» TASK OBJECTIVE:
Print the listing that follows, character for character.
[START OF DATA EXTRACT]
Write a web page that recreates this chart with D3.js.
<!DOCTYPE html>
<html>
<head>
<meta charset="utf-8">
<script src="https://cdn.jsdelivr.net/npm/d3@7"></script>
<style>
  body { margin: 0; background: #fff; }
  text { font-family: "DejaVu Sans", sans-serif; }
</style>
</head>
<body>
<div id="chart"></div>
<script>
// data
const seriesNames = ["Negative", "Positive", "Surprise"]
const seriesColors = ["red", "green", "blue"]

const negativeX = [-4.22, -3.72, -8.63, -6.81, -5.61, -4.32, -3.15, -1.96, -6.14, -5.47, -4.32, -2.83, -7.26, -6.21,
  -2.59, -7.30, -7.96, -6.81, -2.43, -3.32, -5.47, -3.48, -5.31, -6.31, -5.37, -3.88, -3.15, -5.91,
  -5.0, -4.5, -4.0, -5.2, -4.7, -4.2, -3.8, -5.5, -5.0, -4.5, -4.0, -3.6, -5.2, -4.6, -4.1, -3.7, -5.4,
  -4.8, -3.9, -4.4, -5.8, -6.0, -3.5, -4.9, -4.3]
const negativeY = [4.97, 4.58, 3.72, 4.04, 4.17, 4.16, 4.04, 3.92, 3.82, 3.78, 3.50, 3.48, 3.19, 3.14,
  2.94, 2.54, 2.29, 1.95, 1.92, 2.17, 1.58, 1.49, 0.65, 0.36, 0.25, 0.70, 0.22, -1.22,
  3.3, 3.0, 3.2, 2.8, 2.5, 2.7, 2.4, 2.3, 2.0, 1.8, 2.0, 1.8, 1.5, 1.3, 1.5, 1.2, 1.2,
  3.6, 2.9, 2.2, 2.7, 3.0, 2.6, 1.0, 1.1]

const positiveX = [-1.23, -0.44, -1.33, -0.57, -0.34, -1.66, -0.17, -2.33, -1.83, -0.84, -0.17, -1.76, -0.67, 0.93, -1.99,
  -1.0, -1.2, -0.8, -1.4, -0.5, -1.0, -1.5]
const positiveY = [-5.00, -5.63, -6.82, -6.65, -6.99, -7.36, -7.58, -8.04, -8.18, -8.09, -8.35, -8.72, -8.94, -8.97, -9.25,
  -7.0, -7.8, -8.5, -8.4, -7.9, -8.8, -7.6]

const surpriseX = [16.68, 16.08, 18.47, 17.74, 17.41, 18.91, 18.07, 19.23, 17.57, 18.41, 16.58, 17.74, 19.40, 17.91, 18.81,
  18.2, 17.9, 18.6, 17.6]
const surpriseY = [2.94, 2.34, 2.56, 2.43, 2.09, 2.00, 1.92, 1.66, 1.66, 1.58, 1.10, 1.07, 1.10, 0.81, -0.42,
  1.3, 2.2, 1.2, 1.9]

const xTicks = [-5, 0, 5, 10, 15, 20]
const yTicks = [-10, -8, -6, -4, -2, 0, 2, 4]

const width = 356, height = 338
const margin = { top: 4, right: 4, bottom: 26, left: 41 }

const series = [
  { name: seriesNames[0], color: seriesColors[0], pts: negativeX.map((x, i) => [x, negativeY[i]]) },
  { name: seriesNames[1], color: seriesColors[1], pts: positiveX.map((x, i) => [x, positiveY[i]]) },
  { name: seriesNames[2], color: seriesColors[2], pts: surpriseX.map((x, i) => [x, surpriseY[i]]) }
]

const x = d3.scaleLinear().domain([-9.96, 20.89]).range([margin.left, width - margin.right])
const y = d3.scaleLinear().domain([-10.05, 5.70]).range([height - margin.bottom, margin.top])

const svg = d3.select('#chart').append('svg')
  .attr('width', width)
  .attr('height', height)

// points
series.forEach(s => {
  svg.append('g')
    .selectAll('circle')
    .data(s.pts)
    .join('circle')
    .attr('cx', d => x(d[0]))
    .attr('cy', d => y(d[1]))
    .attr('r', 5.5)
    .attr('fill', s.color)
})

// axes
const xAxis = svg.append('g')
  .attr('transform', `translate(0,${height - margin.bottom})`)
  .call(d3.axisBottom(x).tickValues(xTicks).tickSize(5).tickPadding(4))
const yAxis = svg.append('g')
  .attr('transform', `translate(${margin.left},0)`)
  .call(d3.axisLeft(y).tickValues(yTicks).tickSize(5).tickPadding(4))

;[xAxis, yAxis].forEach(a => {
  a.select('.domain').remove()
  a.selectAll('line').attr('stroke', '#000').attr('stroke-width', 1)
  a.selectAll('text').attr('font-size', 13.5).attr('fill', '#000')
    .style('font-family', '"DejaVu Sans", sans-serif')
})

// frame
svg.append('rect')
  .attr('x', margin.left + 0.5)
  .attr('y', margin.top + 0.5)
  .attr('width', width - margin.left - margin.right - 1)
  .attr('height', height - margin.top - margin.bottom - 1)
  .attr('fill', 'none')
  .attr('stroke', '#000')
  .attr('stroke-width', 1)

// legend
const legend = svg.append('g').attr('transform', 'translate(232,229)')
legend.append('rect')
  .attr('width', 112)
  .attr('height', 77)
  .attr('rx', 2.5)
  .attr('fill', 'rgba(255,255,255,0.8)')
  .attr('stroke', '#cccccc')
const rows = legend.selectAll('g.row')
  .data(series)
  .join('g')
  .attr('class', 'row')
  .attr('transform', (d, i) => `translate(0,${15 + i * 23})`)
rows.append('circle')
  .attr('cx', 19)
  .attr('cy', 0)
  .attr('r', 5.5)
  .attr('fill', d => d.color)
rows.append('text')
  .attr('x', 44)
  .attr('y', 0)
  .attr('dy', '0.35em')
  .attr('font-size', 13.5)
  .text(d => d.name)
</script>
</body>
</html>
[END OF DATA EXTRACT]
» FINISHED EXERCISE:
Write a web page that recreates this chart with D3.js.
<!DOCTYPE html>
<html>
<head>
<meta charset="utf-8">
<script src="https://cdn.jsdelivr.net/npm/d3@7"></script>
<style>
  body { margin: 0; background: #fff; }
  text { font-family: "DejaVu Sans", sans-serif; }
</style>
</head>
<body>
<div id="chart"></div>
<script>
// data
const seriesNames = ["Negative", "Positive", "Surprise"]
const seriesColors = ["red", "green", "blue"]

const negativeX = [-4.22, -3.72, -8.63, -6.81, -5.61, -4.32, -3.15, -1.96, -6.14, -5.47, -4.32, -2.83, -7.26, -6.21,
  -2.59, -7.30, -7.96, -6.81, -2.43, -3.32, -5.47, -3.48, -5.31, -6.31, -5.37, -3.88, -3.15, -5.91,
  -5.0, -4.5, -4.0, -5.2, -4.7, -4.2, -3.8, -5.5, -5.0, -4.5, -4.0, -3.6, -5.2, -4.6, -4.1, -3.7, -5.4,
  -4.8, -3.9, -4.4, -5.8, -6.0, -3.5, -4.9, -4.3]
const negativeY = [4.97, 4.58, 3.72, 4.04, 4.17, 4.16, 4.04, 3.92, 3.82, 3.78, 3.50, 3.48, 3.19, 3.14,
  2.94, 2.54, 2.29, 1.95, 1.92, 2.17, 1.58, 1.49, 0.65, 0.36, 0.25, 0.70, 0.22, -1.22,
  3.3, 3.0, 3.2, 2.8, 2.5, 2.7, 2.4, 2.3, 2.0, 1.8, 2.0, 1.8, 1.5, 1.3, 1.5, 1.2, 1.2,
  3.6, 2.9, 2.2, 2.7, 3.0, 2.6, 1.0, 1.1]

const positiveX = [-1.23, -0.44, -1.33, -0.57, -0.34, -1.66, -0.17, -2.33, -1.83, -0.84, -0.17, -1.76, -0.67, 0.93, -1.99,
  -1.0, -1.2, -0.8, -1.4, -0.5, -1.0, -1.5]
const positiveY = [-5.00, -5.63, -6.82, -6.65, -6.99, -7.36, -7.58, -8.04, -8.18, -8.09, -8.35, -8.72, -8.94, -8.97, -9.25,
  -7.0, -7.8, -8.5, -8.4, -7.9, -8.8, -7.6]

const surpriseX = [16.68, 16.08, 18.47, 17.74, 17.41, 18.91, 18.07, 19.23, 17.57, 18.41, 16.58, 17.74, 19.40, 17.91, 18.81,
  18.2, 17.9, 18.6, 17.6]
const surpriseY = [2.94, 2.34, 2.56, 2.43, 2.09, 2.00, 1.92, 1.66, 1.66, 1.58, 1.10, 1.07, 1.10, 0.81, -0.42,
  1.3, 2.2, 1.2, 1.9]

const xTicks = [-5, 0, 5, 10, 15, 20]
const yTicks = [-10, -8, -6, -4, -2, 0, 2, 4]

const width = 356, height = 338
const margin = { top: 4, right: 4, bottom: 26, left: 41 }

const series = [
  { name: seriesNames[0], color: seriesColors[0], pts: negativeX.map((x, i) => [x, negativeY[i]]) },
  { name: seriesNames[1], color: seriesColors[1], pts: positiveX.map((x, i) => [x, positiveY[i]]) },
  { name: seriesNames[2], color: seriesColors[2], pts: surpriseX.map((x, i) => [x, surpriseY[i]]) }
]

const x = d3.scaleLinear().domain([-9.96, 20.89]).range([margin.left, width - margin.right])
const y = d3.scaleLinear().domain([-10.05, 5.70]).range([height - margin.bottom, margin.top])

const svg = d3.select('#chart').append('svg')
  .attr('width', width)
  .attr('height', height)

// points
series.forEach(s => {
  svg.append('g')
    .selectAll('circle')
    .data(s.pts)
    .join('circle')
    .attr('cx', d => x(d[0]))
    .attr('cy', d => y(d[1]))
    .attr('r', 5.5)
    .attr('fill', s.color)
})

// axes
const xAxis = svg.append('g')
  .attr('transform', `translate(0,${height - margin.bottom})`)
  .call(d3.axisBottom(x).tickValues(xTicks).tickSize(5).tickPadding(4))
const yAxis = svg.append('g')
  .attr('transform', `translate(${margin.left},0)`)
  .call(d3.axisLeft(y).tickValues(yTicks).tickSize(5).tickPadding(4))

;[xAxis, yAxis].forEach(a => {
  a.select('.domain').remove()
  a.selectAll('line').attr('stroke', '#000').attr('stroke-width', 1)
  a.selectAll('text').attr('font-size', 13.5).attr('fill', '#000')
    .style('font-family', '"DejaVu Sans", sans-serif')
})

// frame
svg.append('rect')
  .attr('x', margin.left + 0.5)
  .attr('y', margin.top + 0.5)
  .attr('width', width - margin.left - margin.right - 1)
  .attr('height', height - margin.top - margin.bottom - 1)
  .attr('fill', 'none')
  .attr('stroke', '#000')
  .attr('stroke-width', 1)

// legend
const legend = svg.append('g').attr('transform', 'translate(232,229)')
legend.append('rect')
  .attr('width', 112)
  .attr('height', 77)
  .attr('rx', 2.5)
  .attr('fill', 'rgba(255,255,255,0.8)')
  .attr('stroke', '#cccccc')
const rows = legend.selectAll('g.row')
  .data(series)
  .join('g')
  .attr('class', 'row')
  .attr('transform', (d, i) => `translate(0,${15 + i * 23})`)
rows.append('circle')
  .attr('cx', 19)
  .attr('cy', 0)
  .attr('r', 5.5)
  .attr('fill', d => d.color)
rows.append('text')
  .attr('x', 44)
  .attr('y', 0)
  .attr('dy', '0.35em')
  .attr('font-size', 13.5)
  .text(d => d.name)
</script>
</body>
</html>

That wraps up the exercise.